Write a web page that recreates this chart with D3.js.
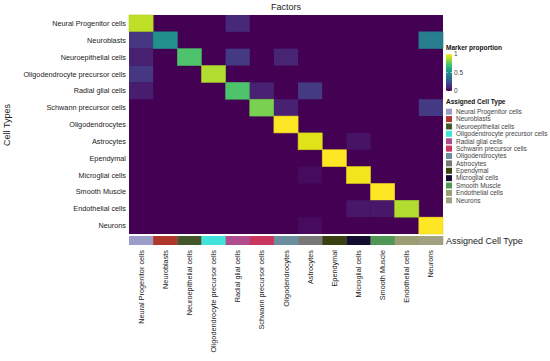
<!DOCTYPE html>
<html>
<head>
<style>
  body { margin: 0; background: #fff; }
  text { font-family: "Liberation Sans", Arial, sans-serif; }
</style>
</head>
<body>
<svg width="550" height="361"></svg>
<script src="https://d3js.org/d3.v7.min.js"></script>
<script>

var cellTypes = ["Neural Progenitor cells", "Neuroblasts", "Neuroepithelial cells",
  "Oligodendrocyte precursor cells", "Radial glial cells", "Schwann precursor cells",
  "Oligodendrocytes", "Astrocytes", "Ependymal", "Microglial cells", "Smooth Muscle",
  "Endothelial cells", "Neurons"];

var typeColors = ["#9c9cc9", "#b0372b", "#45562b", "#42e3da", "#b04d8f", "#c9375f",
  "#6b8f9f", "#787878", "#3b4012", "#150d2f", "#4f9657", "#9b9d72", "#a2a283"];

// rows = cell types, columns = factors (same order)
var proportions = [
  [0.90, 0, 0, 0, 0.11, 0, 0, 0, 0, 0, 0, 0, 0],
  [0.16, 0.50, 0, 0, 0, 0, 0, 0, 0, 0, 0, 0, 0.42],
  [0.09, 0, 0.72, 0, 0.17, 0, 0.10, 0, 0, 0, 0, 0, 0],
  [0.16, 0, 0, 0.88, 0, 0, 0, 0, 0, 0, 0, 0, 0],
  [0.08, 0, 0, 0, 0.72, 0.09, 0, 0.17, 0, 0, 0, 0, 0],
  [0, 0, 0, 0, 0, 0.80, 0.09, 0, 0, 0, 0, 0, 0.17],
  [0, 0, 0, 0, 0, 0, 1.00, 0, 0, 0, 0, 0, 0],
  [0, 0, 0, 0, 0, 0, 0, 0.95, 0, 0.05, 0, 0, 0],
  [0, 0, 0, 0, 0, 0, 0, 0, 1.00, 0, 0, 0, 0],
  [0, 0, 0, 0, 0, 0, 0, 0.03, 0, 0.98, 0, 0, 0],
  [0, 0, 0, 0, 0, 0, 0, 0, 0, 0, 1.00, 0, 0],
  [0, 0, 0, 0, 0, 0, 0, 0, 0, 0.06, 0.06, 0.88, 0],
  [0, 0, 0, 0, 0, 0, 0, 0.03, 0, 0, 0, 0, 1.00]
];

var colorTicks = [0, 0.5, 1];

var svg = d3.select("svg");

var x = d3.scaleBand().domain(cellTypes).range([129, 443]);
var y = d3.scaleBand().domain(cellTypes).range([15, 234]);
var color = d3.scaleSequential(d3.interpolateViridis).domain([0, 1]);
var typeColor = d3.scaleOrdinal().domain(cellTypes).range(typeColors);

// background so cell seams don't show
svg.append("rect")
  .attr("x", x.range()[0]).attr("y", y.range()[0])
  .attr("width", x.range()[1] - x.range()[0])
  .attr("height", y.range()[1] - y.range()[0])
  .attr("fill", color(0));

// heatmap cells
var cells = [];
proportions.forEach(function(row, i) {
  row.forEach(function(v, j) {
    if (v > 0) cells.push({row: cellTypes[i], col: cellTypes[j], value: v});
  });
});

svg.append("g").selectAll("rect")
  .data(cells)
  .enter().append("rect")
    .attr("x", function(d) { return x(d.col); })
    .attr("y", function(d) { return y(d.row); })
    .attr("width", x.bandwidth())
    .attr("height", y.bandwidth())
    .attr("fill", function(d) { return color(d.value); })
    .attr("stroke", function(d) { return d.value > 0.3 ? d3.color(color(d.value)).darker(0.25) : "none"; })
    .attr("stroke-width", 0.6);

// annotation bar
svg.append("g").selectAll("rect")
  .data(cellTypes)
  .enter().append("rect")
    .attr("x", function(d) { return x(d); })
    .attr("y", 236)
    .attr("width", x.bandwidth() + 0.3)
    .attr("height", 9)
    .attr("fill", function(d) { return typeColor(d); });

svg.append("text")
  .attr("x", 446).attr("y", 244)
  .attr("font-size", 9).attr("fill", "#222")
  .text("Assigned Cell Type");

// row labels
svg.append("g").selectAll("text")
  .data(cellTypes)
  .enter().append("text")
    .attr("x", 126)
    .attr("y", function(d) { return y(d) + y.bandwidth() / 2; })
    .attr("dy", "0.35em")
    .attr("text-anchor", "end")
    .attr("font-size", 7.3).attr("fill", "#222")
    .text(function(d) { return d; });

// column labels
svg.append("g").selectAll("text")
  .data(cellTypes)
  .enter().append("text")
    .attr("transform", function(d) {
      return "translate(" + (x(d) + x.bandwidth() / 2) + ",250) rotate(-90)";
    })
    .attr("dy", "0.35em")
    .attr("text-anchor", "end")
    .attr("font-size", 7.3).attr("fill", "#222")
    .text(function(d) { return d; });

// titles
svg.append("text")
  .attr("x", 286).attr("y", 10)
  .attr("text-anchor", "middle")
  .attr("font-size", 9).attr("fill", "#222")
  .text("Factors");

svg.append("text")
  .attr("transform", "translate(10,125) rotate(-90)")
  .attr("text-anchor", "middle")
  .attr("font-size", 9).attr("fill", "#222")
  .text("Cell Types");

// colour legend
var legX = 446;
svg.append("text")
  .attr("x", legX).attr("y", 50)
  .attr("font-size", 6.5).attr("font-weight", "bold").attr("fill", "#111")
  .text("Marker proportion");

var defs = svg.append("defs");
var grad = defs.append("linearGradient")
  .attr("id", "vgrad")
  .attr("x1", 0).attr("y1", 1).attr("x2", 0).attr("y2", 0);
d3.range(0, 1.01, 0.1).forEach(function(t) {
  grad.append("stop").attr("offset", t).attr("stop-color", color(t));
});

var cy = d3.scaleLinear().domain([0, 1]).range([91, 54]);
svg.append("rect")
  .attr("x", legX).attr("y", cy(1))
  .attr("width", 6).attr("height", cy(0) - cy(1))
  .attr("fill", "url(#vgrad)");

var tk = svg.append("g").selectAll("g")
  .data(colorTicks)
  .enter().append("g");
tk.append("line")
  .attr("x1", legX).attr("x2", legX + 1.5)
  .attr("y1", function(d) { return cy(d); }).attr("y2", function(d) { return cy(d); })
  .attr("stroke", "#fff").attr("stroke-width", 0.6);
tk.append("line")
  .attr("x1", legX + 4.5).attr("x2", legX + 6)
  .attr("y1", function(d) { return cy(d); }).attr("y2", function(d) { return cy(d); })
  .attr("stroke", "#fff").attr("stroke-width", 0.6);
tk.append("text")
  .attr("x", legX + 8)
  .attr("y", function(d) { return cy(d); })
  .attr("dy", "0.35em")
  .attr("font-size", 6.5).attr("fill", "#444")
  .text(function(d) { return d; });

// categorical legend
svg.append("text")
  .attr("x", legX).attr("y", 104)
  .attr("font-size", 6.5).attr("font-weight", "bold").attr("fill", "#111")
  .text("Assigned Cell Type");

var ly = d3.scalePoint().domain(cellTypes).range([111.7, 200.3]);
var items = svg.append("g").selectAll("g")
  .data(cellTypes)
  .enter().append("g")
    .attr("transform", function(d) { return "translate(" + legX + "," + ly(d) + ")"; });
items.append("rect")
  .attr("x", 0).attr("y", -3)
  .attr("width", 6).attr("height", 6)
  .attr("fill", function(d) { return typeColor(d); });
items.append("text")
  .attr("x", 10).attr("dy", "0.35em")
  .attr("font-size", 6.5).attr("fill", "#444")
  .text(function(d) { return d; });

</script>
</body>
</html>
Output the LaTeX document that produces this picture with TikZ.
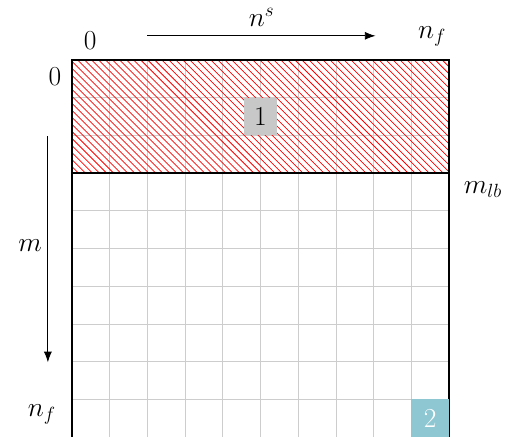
━━━━━━━━━━━━━━━━━━━━
PROMPT >> Search the records for the string "that" and return every line in which it occurs.

PROBLEM SOLUTION >>
Write a web page that recreates this chart with D3.js.
Output the LaTeX document that produces this picture with TikZ.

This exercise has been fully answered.